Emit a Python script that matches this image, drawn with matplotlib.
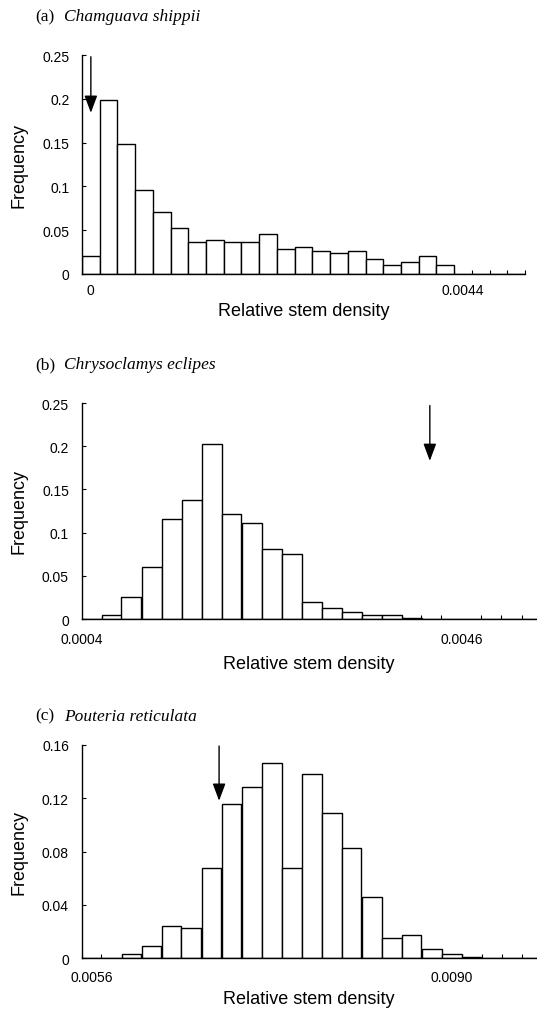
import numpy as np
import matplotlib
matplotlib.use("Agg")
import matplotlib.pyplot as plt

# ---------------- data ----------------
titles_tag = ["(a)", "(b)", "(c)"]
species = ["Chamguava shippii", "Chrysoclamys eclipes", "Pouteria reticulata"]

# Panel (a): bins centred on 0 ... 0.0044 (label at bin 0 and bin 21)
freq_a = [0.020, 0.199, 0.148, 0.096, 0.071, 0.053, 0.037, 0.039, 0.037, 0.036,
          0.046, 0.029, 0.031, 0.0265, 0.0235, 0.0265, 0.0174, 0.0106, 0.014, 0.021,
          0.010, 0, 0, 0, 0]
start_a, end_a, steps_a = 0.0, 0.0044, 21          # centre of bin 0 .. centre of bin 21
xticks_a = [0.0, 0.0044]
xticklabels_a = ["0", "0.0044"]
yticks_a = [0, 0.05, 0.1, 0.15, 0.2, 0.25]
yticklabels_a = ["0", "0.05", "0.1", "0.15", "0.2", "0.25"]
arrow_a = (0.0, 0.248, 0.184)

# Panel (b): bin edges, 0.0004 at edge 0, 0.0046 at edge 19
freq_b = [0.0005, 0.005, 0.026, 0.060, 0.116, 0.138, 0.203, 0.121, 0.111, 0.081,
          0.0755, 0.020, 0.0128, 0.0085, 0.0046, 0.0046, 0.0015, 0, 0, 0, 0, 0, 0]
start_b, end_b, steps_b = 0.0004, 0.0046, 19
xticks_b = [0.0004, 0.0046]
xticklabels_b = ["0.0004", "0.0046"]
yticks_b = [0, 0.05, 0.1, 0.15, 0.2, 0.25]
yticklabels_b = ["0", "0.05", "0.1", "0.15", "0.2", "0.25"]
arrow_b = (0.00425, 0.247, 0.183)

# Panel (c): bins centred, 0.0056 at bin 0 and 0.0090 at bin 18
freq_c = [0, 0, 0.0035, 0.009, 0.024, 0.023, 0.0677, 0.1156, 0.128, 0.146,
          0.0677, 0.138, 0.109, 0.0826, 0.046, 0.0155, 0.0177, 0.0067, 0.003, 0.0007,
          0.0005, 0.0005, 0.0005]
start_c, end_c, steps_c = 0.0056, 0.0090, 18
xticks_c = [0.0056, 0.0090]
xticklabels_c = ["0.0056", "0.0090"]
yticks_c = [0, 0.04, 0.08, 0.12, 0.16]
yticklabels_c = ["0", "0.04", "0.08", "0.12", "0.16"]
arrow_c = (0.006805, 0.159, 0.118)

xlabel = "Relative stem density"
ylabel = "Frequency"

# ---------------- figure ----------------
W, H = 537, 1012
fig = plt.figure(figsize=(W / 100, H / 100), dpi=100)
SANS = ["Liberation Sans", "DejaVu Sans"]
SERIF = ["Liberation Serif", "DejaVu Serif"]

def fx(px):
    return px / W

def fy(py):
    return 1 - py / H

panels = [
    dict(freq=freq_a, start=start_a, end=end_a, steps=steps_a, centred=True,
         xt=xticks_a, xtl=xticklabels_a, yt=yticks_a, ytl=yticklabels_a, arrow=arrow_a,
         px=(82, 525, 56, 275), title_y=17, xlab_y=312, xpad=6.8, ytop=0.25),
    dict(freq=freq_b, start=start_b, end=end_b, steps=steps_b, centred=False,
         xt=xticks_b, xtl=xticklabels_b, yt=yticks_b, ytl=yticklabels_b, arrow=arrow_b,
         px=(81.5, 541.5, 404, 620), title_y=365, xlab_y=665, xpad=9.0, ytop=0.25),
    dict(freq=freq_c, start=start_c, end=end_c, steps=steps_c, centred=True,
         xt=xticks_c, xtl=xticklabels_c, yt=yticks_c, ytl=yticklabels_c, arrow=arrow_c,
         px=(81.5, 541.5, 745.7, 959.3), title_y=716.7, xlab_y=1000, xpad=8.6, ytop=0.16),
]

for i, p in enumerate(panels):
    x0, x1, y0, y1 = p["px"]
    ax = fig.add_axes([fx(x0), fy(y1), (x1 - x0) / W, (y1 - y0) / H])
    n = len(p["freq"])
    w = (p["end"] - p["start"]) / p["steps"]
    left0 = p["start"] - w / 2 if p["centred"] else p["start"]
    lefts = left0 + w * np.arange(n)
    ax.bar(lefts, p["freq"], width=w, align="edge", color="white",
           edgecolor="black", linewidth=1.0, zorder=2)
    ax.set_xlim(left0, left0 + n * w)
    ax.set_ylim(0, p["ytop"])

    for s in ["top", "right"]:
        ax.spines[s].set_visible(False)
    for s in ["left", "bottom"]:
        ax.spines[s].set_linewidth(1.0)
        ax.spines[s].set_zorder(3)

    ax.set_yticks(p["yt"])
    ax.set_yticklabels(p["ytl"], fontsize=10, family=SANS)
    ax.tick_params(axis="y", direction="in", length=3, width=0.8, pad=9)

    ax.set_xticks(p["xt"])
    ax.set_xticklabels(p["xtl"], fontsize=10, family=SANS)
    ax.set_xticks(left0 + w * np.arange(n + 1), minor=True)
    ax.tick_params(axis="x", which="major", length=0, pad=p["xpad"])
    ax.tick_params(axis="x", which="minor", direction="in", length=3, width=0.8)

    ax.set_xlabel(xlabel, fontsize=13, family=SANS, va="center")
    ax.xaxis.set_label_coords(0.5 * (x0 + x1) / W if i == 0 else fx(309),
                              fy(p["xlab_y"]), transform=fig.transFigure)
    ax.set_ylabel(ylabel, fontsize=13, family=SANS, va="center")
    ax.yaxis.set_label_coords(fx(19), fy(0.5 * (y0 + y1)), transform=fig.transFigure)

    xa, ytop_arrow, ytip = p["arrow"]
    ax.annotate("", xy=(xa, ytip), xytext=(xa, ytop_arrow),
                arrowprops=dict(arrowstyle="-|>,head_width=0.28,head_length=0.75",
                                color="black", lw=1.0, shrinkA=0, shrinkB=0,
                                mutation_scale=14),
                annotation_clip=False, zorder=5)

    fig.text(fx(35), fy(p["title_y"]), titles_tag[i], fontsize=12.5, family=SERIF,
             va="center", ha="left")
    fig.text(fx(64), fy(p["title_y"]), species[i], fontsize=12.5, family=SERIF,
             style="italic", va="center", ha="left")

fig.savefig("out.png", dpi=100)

REQUIREMENT: How many lines in the listing above contain the string "matplotlib"? Answer with the number only.

FINISHED ANSWER: 4